The river of Hate (Gr. stugein, "to hate"), that, according to classical mythology, flowed nine times round the infernal regions.
The fables about the Styx are of Egyptian origin. Thus Isis collected the various parts of Osiris (murdered by Typhon) and buried them in secrecy on the banks of the Styx. Charon the ferryman of the Styx, as Diodorus informs us, is an Egyptian word for a "ferryman."
The five rivers of Hell are the Styx, Acheron, Cocytus, Phlegethon and Lethe.
Abhorred Abhorred Styx, the flood of deadly hate;
Sad Acheron, of sorrow, black and deep;
Cocytus, named of lamentation loud,
Heard on the rueful stream; fierce Phlegethon,
Whose waves of torrent fire inflame with rage.
Far off from these, a slow and silent stream,
Lethe, the river of oblivion, rolls.
Milton, Paradise Lost, ii. 577, etc. ( 1665).

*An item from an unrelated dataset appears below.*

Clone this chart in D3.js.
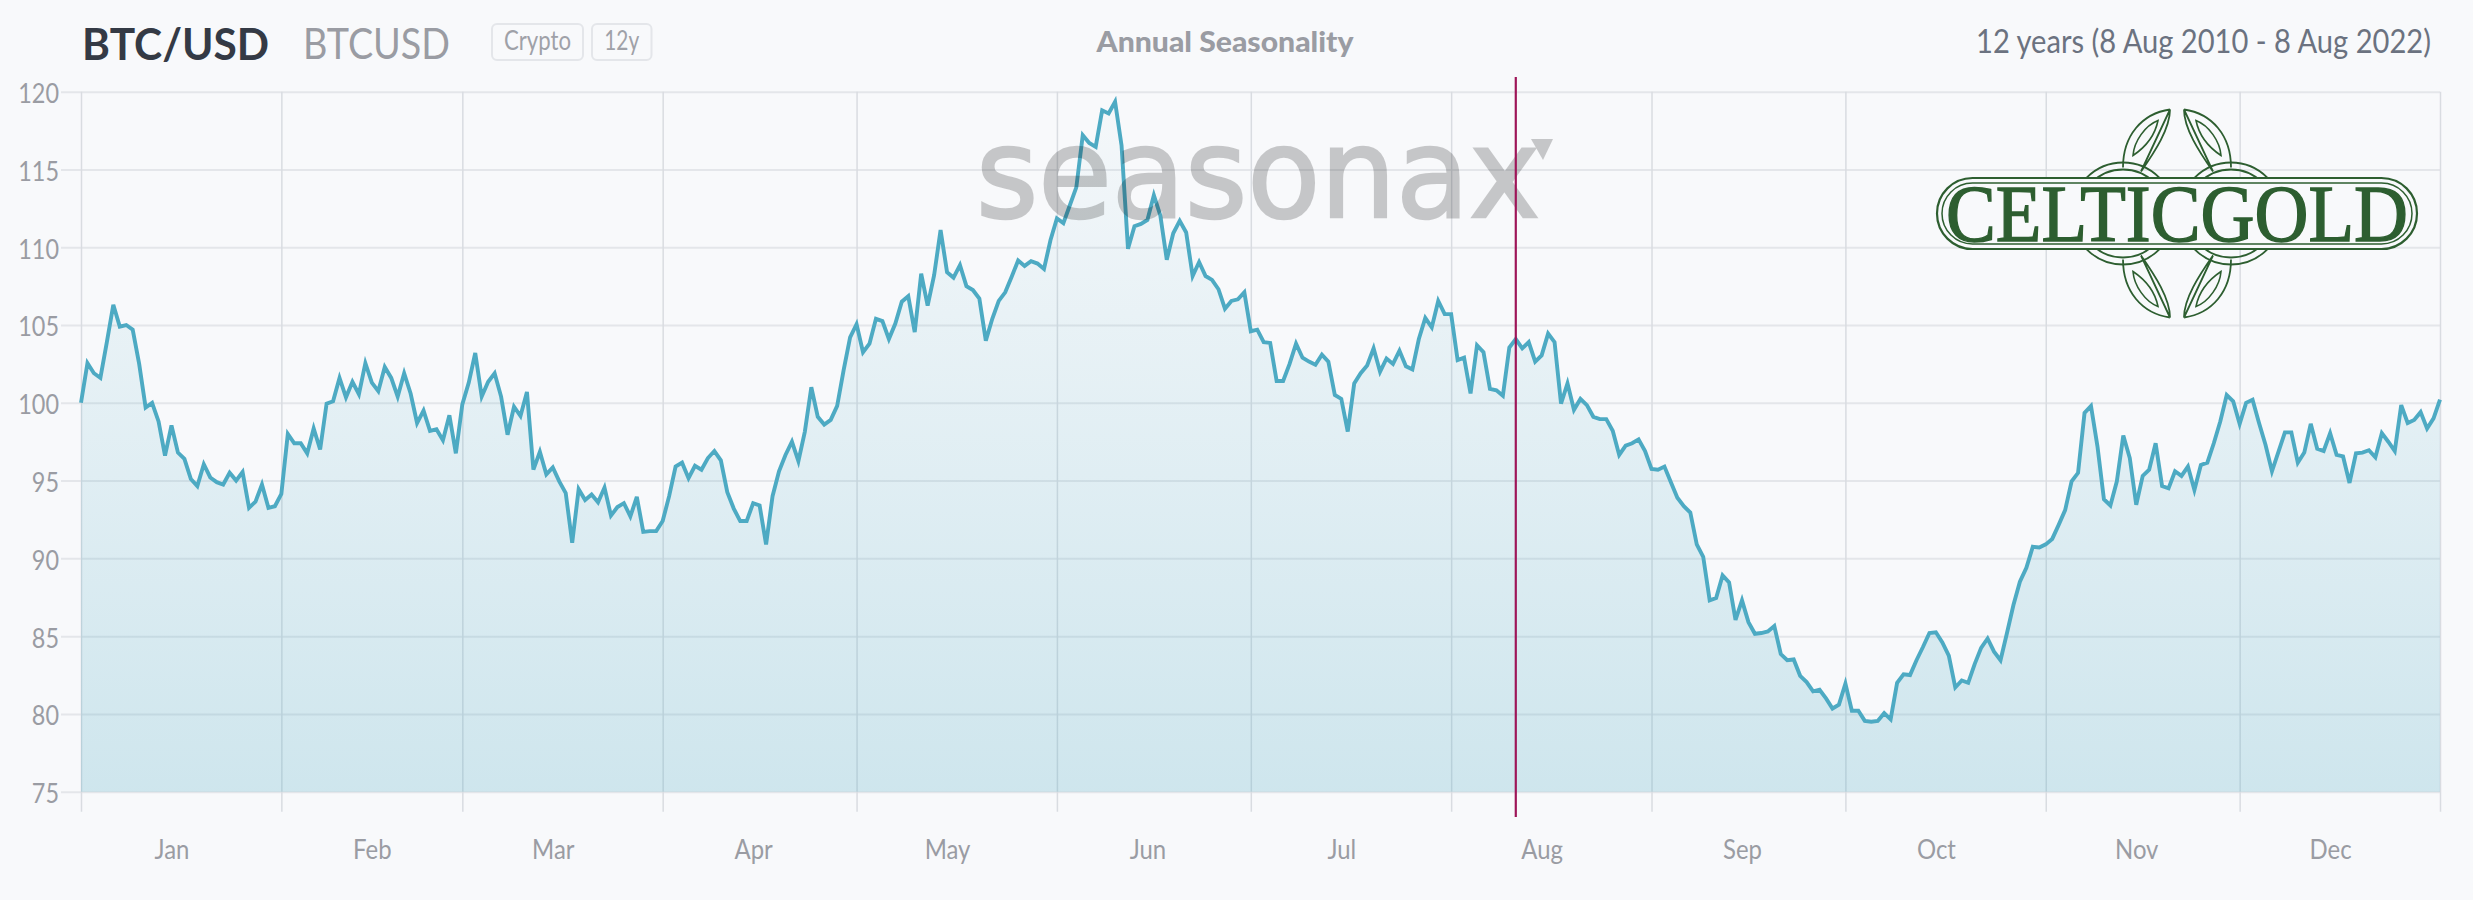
<!DOCTYPE html>
<html>
<head>
<meta charset="utf-8">
<title>BTC/USD Annual Seasonality</title>
<script src="https://cdn.jsdelivr.net/npm/d3@7"></script>
<style>
    html, body { margin: 0; padding: 0; background: #f8f9fb; }
    svg { display: block; }
    text { font-family: Lato, "Open Sans", sans-serif; }
    .axis text { fill: #9a9ca3; font-size: 26px; }
    .axis .domain { display: none; }
</style>
</head>
<body>
<div id="chart"></div>
<script>
// one value per day of the year
const seasonalValues = [
    100.0, 102.55, 101.9, 101.6, 103.9, 106.3, 104.9, 105.0, 104.7, 102.5, 99.7, 100.0, 98.8, 96.6, 98.55, 96.8,
    96.4, 95.1, 94.65, 96.05, 95.2, 94.9, 94.75, 95.5, 95.0, 95.55, 93.25, 93.65, 94.75, 93.25, 93.35,
    94.15, 98.0, 97.4, 97.4, 96.75, 98.35, 97.0, 99.95, 100.1, 101.6, 100.35, 101.35, 100.55, 102.55, 101.3,
    100.75, 102.3, 101.6, 100.4, 101.9, 100.6, 98.7, 99.5, 98.2, 98.3, 97.6, 99.2, 96.75,
    99.9, 101.3, 103.2, 100.4, 101.35, 101.9, 100.4, 97.95, 99.75, 99.15, 100.7, 95.7, 96.85, 95.4, 95.85, 94.95,
    94.2, 91.0, 94.45, 93.75, 94.1, 93.6, 94.55, 92.75, 93.3, 93.55, 92.7, 93.95, 91.7, 91.75, 91.75,
    92.4, 94.0, 95.9, 96.15, 95.15, 95.95, 95.7, 96.45, 96.9, 96.3, 94.25, 93.2, 92.4, 92.4, 93.55,
    93.4, 90.9, 94.0, 95.6, 96.65, 97.5, 96.25, 98.15, 101.0, 99.1, 98.6, 98.9, 99.8, 102.1, 104.2,
    105.05, 103.25, 103.8, 105.4, 105.25, 104.1, 105.1, 106.5, 106.85, 104.55, 108.3, 106.25, 108.2, 111.1, 108.4, 108.05,
    108.85, 107.5, 107.25, 106.7, 104.0, 105.4, 106.55, 107.1, 108.1, 109.15, 108.8, 109.1, 108.95, 108.6, 110.45,
    111.85, 111.55, 112.7, 113.85, 117.2, 116.7, 116.45, 118.8, 118.6, 119.35, 116.55, 109.9, 111.35, 111.5, 111.75,
    113.35, 112.05, 109.2, 110.9, 111.7, 110.95, 108.15, 109.05, 108.15, 107.9, 107.3, 106.05, 106.55, 106.65, 107.1,
    104.6, 104.7, 103.9, 103.85, 101.4, 101.4, 102.5, 103.8, 102.9, 102.65, 102.45, 103.1, 102.65, 100.5, 100.25, 98.15,
    101.25, 101.9, 102.4, 103.5, 102.0, 102.85, 102.5, 103.35, 102.35, 102.15, 104.1, 105.45, 104.85, 106.55, 105.7,
    105.7, 102.75, 102.9, 100.6, 103.7, 103.25, 100.9, 100.8, 100.45, 103.55, 104.1, 103.5, 103.9, 102.65, 103.05, 104.45,
    103.9, 99.95, 101.25, 99.55, 100.25, 99.85, 99.1, 98.95, 98.95, 98.2, 96.65, 97.25, 97.4, 97.65, 96.9,
    95.75, 95.7, 95.9, 94.9, 93.9, 93.35, 92.95, 90.9, 90.1, 87.3, 87.45, 88.9, 88.45, 86.05, 87.3,
    85.9, 85.15, 85.2, 85.3, 85.65, 83.85, 83.45, 83.5, 82.45, 82.05, 81.45, 81.55, 81.0, 80.35, 80.6,
    81.95, 80.2, 80.2, 79.55, 79.5, 79.55, 80.05, 79.65, 82.0, 82.55, 82.5, 83.45, 84.3, 85.2, 85.25, 84.6,
    83.75, 81.7, 82.15, 82.0, 83.2, 84.25, 84.85, 84.0, 83.45, 85.2, 87.0, 88.5, 89.4, 90.75, 90.7,
    90.9, 91.25, 92.15, 93.1, 94.95, 95.5, 99.35, 99.8, 97.2, 93.8, 93.4, 94.95, 97.9, 96.45, 93.45,
    95.3, 95.7, 97.4, 94.65, 94.5, 95.6, 95.3, 95.9, 94.4, 96.0, 96.15, 97.4, 98.8, 100.5, 100.1,
    98.65, 100.0, 100.2, 98.7, 97.3, 95.6, 96.85, 98.1, 98.1, 96.15, 96.8, 98.65, 97.05, 96.9, 98.05, 96.65,
    96.55, 94.85, 96.75, 96.8, 96.95, 96.5, 98.05, 97.5, 96.9, 99.85, 98.7, 98.9, 99.4, 98.35, 99.0, 100.2
];

const monthNames = ['Jan', 'Feb', 'Mar', 'Apr', 'May', 'Jun', 'Jul', 'Aug', 'Sep', 'Oct', 'Nov', 'Dec'];
const monthStartDays = [0, 31, 59, 90, 120, 151, 181, 212, 243, 273, 304, 334, 365];
const monthLabelDays = [14, 45, 73, 104, 134, 165, 195, 226, 257, 287, 318, 348];
const yTicks = [75, 80, 85, 90, 95, 100, 105, 110, 115, 120];
const markerDay = 222;

const width = 2473;
const height = 900;

const svg = d3.select('#chart').append('svg')
    .attr('width', width)
    .attr('height', height);

const x = d3.scaleLinear().domain([0, 365]).range([81, 2440]);
const y = d3.scaleLinear().domain([75, 120]).range([791.7, 91.7]);

// the original font is narrower than Lato, squeeze the glyphs a bit
function squeeze(selection, factor) {
    selection.each(function() {
        d3.select(this)
            .attr('textLength', this.getComputedTextLength() * factor)
            .attr('lengthAdjust', 'spacingAndGlyphs');
    });
}

const gradient = svg.append('defs').append('linearGradient')
    .attr('id', 'areaFill')
    .attr('x1', 0).attr('y1', 0).attr('x2', 0).attr('y2', 1);
gradient.append('stop').attr('offset', '0%').attr('stop-color', '#4ba9c2').attr('stop-opacity', 0.02);
gradient.append('stop').attr('offset', '100%').attr('stop-color', '#4ba9c2').attr('stop-opacity', 0.24);

// axes, with their ticks stretched out into the grid
const yAxis = svg.append('g')
    .attr('class', 'axis')
    .attr('transform', `translate(${x(0)},0)`)
    .call(d3.axisLeft(y).tickValues(yTicks).tickSize(20).tickPadding(2));
yAxis.selectAll('.tick line')
    .attr('x1', -20)
    .attr('x2', x(365) - x(0))
    .attr('stroke', '#e4e6ea')
    .attr('stroke-width', 2);
yAxis.selectAll('.tick text').attr('dy', '0.42em').call(squeeze, 0.9);

const xGrid = svg.append('g')
    .attr('class', 'axis')
    .attr('transform', `translate(0,${y(75)})`)
    .call(d3.axisBottom(x).tickValues(monthStartDays).tickSize(20).tickFormat(''));
xGrid.selectAll('.tick line')
    .attr('y1', y(120) - y(75))
    .attr('stroke', '#d9dce1')
    .attr('stroke-width', 1.5);

const xLabels = svg.append('g')
    .attr('class', 'axis')
    .attr('transform', `translate(0,${y(75)})`)
    .call(d3.axisBottom(x).tickValues(monthLabelDays).tickSize(0)
        .tickFormat((d, i) => monthNames[i]));
xLabels.selectAll('.tick text').attr('y', 49).attr('dy', '0.71em').call(squeeze, 0.92);

const area = d3.area()
    .x((d, i) => x(i))
    .y0(y(75))
    .y1(d => y(d));
const line = d3.line()
    .x((d, i) => x(i))
    .y(d => y(d));

svg.append('path')
    .datum(seasonalValues)
    .attr('d', area)
    .attr('fill', 'url(#areaFill)');
svg.append('path')
    .datum(seasonalValues)
    .attr('d', line)
    .attr('fill', 'none')
    .attr('stroke', '#4daac3')
    .attr('stroke-width', 3.9);

// seasonax watermark sits over the line
const watermark = svg.append('g').attr('opacity', 0.2);
watermark.append('text')
    .attr('x', 976)
    .attr('y', 217)
    .attr('textLength', 564)
    .attr('lengthAdjust', 'spacingAndGlyphs')
    .attr('stroke', '#000')
    .attr('stroke-width', 2.5)
    .style('font-family', '"DejaVu Sans"')
    .style('font-size', '124px')
    .text('seasonax');
watermark.append('path').attr('d', 'M1531,139 L1553,139 L1543,160 Z');

// today marker
svg.append('line')
    .attr('x1', x(markerDay)).attr('x2', x(markerDay))
    .attr('y1', 77).attr('y2', 817)
    .attr('stroke', '#9e1558')
    .attr('stroke-width', 2.2);

// header
const header = svg.append('g');
header.append('text').attr('x', 82).attr('y', 60)
    .attr('textLength', 187).attr('lengthAdjust', 'spacingAndGlyphs')
    .style('font-size', '44px').style('font-weight', 700).attr('fill', '#343a45').text('BTC/USD');
header.append('text').attr('x', 303).attr('y', 59)
    .attr('textLength', 147).attr('lengthAdjust', 'spacingAndGlyphs')
    .style('font-size', '42px').attr('fill', '#9a9ca3').text('BTCUSD');

[['Crypto', 492, 91, 67], ['12y', 592, 59.5, 35]].forEach(([label, bx, bw, tw]) => {
    header.append('rect')
        .attr('x', bx).attr('y', 24).attr('width', bw).attr('height', 36).attr('rx', 5)
        .attr('fill', 'none').attr('stroke', '#e4e6ea').attr('stroke-width', 2);
    header.append('text')
        .attr('x', bx + bw / 2).attr('y', 50).attr('text-anchor', 'middle')
        .attr('textLength', tw).attr('lengthAdjust', 'spacingAndGlyphs')
        .style('font-size', '26px').attr('fill', '#9fa1a8').text(label);
});

header.append('text').attr('x', 1225).attr('y', 52).attr('text-anchor', 'middle')
    .attr('textLength', 257).attr('lengthAdjust', 'spacingAndGlyphs')
    .style('font-size', '29px').style('font-weight', 900).attr('fill', '#9a9ca3').text('Annual Seasonality');
header.append('text').attr('x', 2431).attr('y', 53).attr('text-anchor', 'end')
    .attr('textLength', 455).attr('lengthAdjust', 'spacingAndGlyphs')
    .style('font-size', '32px').attr('fill', '#6b7280').text('12 years (8 Aug 2010 - 8 Aug 2022)');

// CelticGold logo
const logoGreen = '#2d5e30';
const logo = svg.append('g').attr('transform', 'translate(2177,213.5)');
[-54, 54].forEach(cx => {
    [51, 44].forEach(r => {
        logo.append('circle').attr('cx', cx).attr('cy', 0).attr('r', r)
            .attr('fill', 'none').attr('stroke', logoGreen).attr('stroke-width', 1.8);
    });
});
[[1, 1], [-1, 1], [1, -1], [-1, -1]].forEach(([sx, sy]) => {
    const petal = logo.append('g').attr('transform', `scale(${sx},${sy})`);
    petal.append('path')
        .attr('d', 'M-7,-104 C-35,-100 -54,-78 -54,-46 M-36,-42 C-22,-62 -7,-85 -7,-104 Z')
        .attr('fill', 'none').attr('stroke', logoGreen).attr('stroke-width', 1.8);
    petal.append('path')
        .attr('d', 'M-19,-93 C-32,-88 -43,-72 -44,-58 C-32,-66 -22,-78 -19,-93 Z')
        .attr('fill', 'none').attr('stroke', logoGreen).attr('stroke-width', 1.6);
});
logo.append('rect')
    .attr('x', -240).attr('y', -35.5).attr('width', 480).attr('height', 71).attr('rx', 35.5)
    .attr('fill', '#f8f9fb').attr('stroke', logoGreen).attr('stroke-width', 2.2);
logo.append('rect')
    .attr('x', -235).attr('y', -30.5).attr('width', 470).attr('height', 61).attr('rx', 30.5)
    .attr('fill', 'none').attr('stroke', logoGreen).attr('stroke-width', 1.5);
logo.append('text')
    .attr('x', -231).attr('y', 27)
    .attr('textLength', 462)
    .attr('lengthAdjust', 'spacingAndGlyphs')
    .attr('stroke', logoGreen)
    .attr('stroke-width', 1.4)
    .style('font-family', '"Liberation Serif"')
    .style('font-size', '80px')
    .attr('fill', logoGreen)
    .text('CELTICGOLD');
</script>
</body>
</html>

Dante, in his Divine Comedy, places the rivers in different circles of the Inferno. Thus, he makes the Acheron divide the border-land from Limbo. The former realm is for the "praiseless and the blameless dead"; Limbo is for the unbaptized. He places the Stygian. Lake of "inky hue" in the fifth circle, the realm of those who put no restraint on their anger. The fire-stream of Phlegethon he fixes to the eighth steep, the "Hell of burning, where it snows flakes of fire," and where blasphemers are confined. He places "the frozen river" of Cocytus in the tenth pit of Malebolge, a region of thick-ribbed ice, the lowest depth of Hell, where Judas and Lucifer are imprisoned. Lethe, he says, is no river of Hell at all, but it is the one wish of all the infernals to get to it, that they may drink its water and forget their torments. It being, however, in "Purgatory," they can never get near it.
John Kendrick Bangs has a humorous narrative entitled A Houseboat on the Styx (Am., 1895).